What's Left Us

Description

200 pages
$19.95
ISBN 1-55192-412-9
DDC C813'.6

Publisher

Year

2001

Contributor

Reviewed by Susan Patrick

Susan Patrick is a librarian at Ryerson University in Toronto.

Review

What’s Left Us in an interestingly ambiguous title (what has left us
or what is left us?) for this collection of short stories and a novella.
In the novella of that name, a second-generation fatherless single
mother-to-be is searching for her roots, the impending birth leading her
to attempt to reconstruct a family history for her son. What’s left
could refer either to what has departed or what remains. The fathers
have left the mother and child, but the history of the family, once
discovered, has been left to them like a legacy, and the baby will leave
the womb but remain with the mother.

In other stories, what’s left could refer to dead/dying family
members, a miscarriage, the departure of love, or the feelings that
remain in the aftermath of these events. Many of the stories are set in
Dublin, with much local color (tea at Bewley’s, walks down O’Connell
Street), a strong sense of the Irish character in all its ambiguity, and
a wry/black sense of humor (a “things to do list” of a woman in
Dublin includes “throw self in Liffey”). In fact, there is a
recurring theme of drowning, both attempted and actual, running
throughout the book, and the symbolism of water is particularly strong
in the novella.

Hunter often adopts an ironic detached tone, employing unusual
metaphors and repetitions of word and phrases, and addressing the reader
directly or writing in the second person.
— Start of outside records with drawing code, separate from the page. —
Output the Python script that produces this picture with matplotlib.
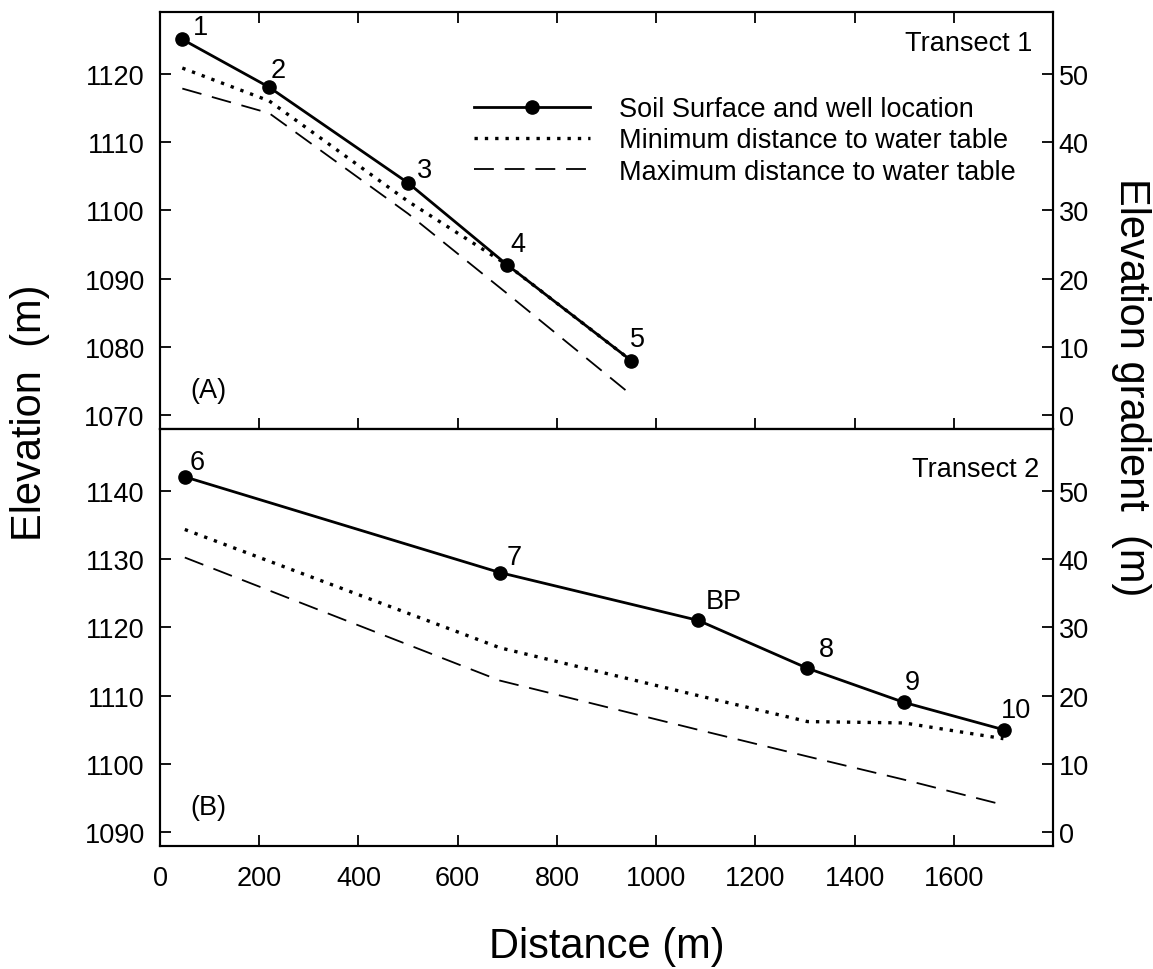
import matplotlib

matplotlib.use('Agg')
import matplotlib.pyplot as plt

plt.rcParams['font.family'] = ['Liberation Sans', 'DejaVu Sans']

# Transect 1: soil surface at the wells and water table envelope
t1_dist = [45, 220, 500, 700, 950]
t1_elev = [1125, 1118, 1104, 1092, 1078]
t1_wells = ['1', '2', '3', '4', '5']
t1_min_wt = [1120.8, 1116.0, 1101.3, 1092.0, 1078.0]
t1_max_wt = [1117.8, 1114.2, 1099.5, 1087.8, 1073.0]

# Transect 2
t2_dist = [50, 685, 1085, 1305, 1500, 1701]
t2_elev = [1142, 1128, 1121, 1114, 1109, 1105]
t2_wells = ['6', '7', 'BP', '8', '9', '10']
t2_min_dist = [50, 685, 1085, 1305, 1500, 1700]
t2_min_wt = [1134.3, 1117.0, 1110.0, 1106.2, 1106.0, 1103.7]
t2_max_dist = [50, 685, 1085, 1305, 1500, 1690]
t2_max_wt = [1130.2, 1112.2, 1105.0, 1101.1, 1097.7, 1094.2]

# elevation gradient axis = elevation - base
t1_base = 1070
t2_base = 1090

# pixel offsets of the well labels
t1_label_off = [(18, 12), (9, 17), (16, 13), (11, 21), (6, 22)]
t2_label_off = [(12, 15), (14, 16), (25, 19), (19, 19), (8, 20), (12, 20)]

FS = 19.5
W, H = 1153, 970


def fig_box(left, top, right, bottom):
    return [left / W, 1 - bottom / H, (right - left) / W, (bottom - top) / H]


def draw_panel(ax, dist, elev, wells, offs, min_dist, min_wt, max_dist, max_wt):
    ax.plot(dist, elev, color='black', linewidth=2.0, marker='o', markersize=9.5,
            label='Soil Surface and well location', zorder=3)
    ax.plot(min_dist, min_wt, color='black', linewidth=2.4, linestyle=(0, (1, 2.1)),
            label='Minimum distance to water table')
    ax.plot(max_dist, max_wt, color='black', linewidth=1.3, linestyle=(0, (11, 6)),
            label='Maximum distance to water table')
    for x, y, txt, off in zip(dist, elev, wells, offs):
        ax.annotate(txt, (x, y), xytext=(off[0], off[1]), textcoords='offset pixels',
                    ha='center', va='center', fontsize=FS)


def style_axes(ax, ylim, base, top_ticks, bottom_labels):
    ax.set_xlim(0, 1800)
    ax.set_ylim(*ylim)
    ax.set_xticks(range(0, 1801, 200))
    ax.set_xticklabels([str(v) for v in range(0, 1601, 200)] + [''])
    ax.set_yticks(range(ylim[0] + 2, ylim[1], 10))
    for sp in ax.spines.values():
        sp.set_linewidth(1.5)
    ax.tick_params(axis='both', direction='in', length=8, width=1.3, labelsize=FS)
    ax.tick_params(axis='y', pad=11)
    ax.tick_params(axis='x', pad=14, top=top_ticks, labelbottom=bottom_labels)
    rax = ax.twinx()
    rax.set_ylim(ylim[0] - base, ylim[1] - base)
    rax.set_yticks(range(0, 51, 10))
    rax.tick_params(axis='y', direction='in', length=8, width=1.3, labelsize=FS, pad=4)
    for sp in rax.spines.values():
        sp.set_linewidth(1.5)
    return rax


fig = plt.figure(figsize=(W / 100, H / 100), dpi=100)
axA = fig.add_axes(fig_box(160, 13, 1053, 430))
axB = fig.add_axes(fig_box(160, 430, 1053, 847))

draw_panel(axA, t1_dist, t1_elev, t1_wells, t1_label_off,
           t1_dist, t1_min_wt, t1_dist, t1_max_wt)
draw_panel(axB, t2_dist, t2_elev, t2_wells, t2_label_off,
           t2_min_dist, t2_min_wt, t2_max_dist, t2_max_wt)

style_axes(axA, (1068, 1129), t1_base, True, False)
style_axes(axB, (1088, 1149), t2_base, False, True)

axA.legend(loc='upper left', bbox_to_anchor=(474 / W, 1 - 97 / H), bbox_transform=fig.transFigure,
           frameon=False, borderpad=0, borderaxespad=0, handlelength=4.3, handletextpad=1.05,
           labelspacing=0.2, fontsize=FS, numpoints=1)

axA.text(0.977, 0.925, 'Transect 1', transform=axA.transAxes, ha='right', va='center', fontsize=FS)
axB.text(0.985, 0.905, 'Transect 2', transform=axB.transAxes, ha='right', va='center', fontsize=FS)
axA.text(0.034, 0.093, '(A)', transform=axA.transAxes, ha='left', va='center', fontsize=FS)
axB.text(0.034, 0.093, '(B)', transform=axB.transAxes, ha='left', va='center', fontsize=FS)

fig.text(30 / W, 1 - 413 / H, 'Elevation  (m)', rotation=90, ha='center', va='center', fontsize=30)
fig.text(1131 / W, 1 - 387 / H, 'Elevation gradient  (m)', rotation=-90, ha='center', va='center',
         fontsize=30)
fig.text(607 / W, 1 - 947 / H, 'Distance (m)', ha='center', va='center', fontsize=30)

fig.savefig('out.png', dpi=100)
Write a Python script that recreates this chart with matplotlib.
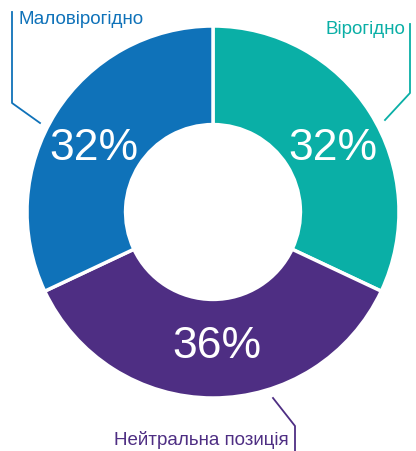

The first story,
“Hagiography,” is recounted by a narrator on one level and
deconstructed on another—a small slice of life, with the ending cut
short. At the end of many of these stories (often involving chance
encounters, leading to love, or not), the reader may well turn the page,
wondering what happens next.

Interesting characters and situations, combined with a style that
provokes awareness in the reader, make for stimulating reading.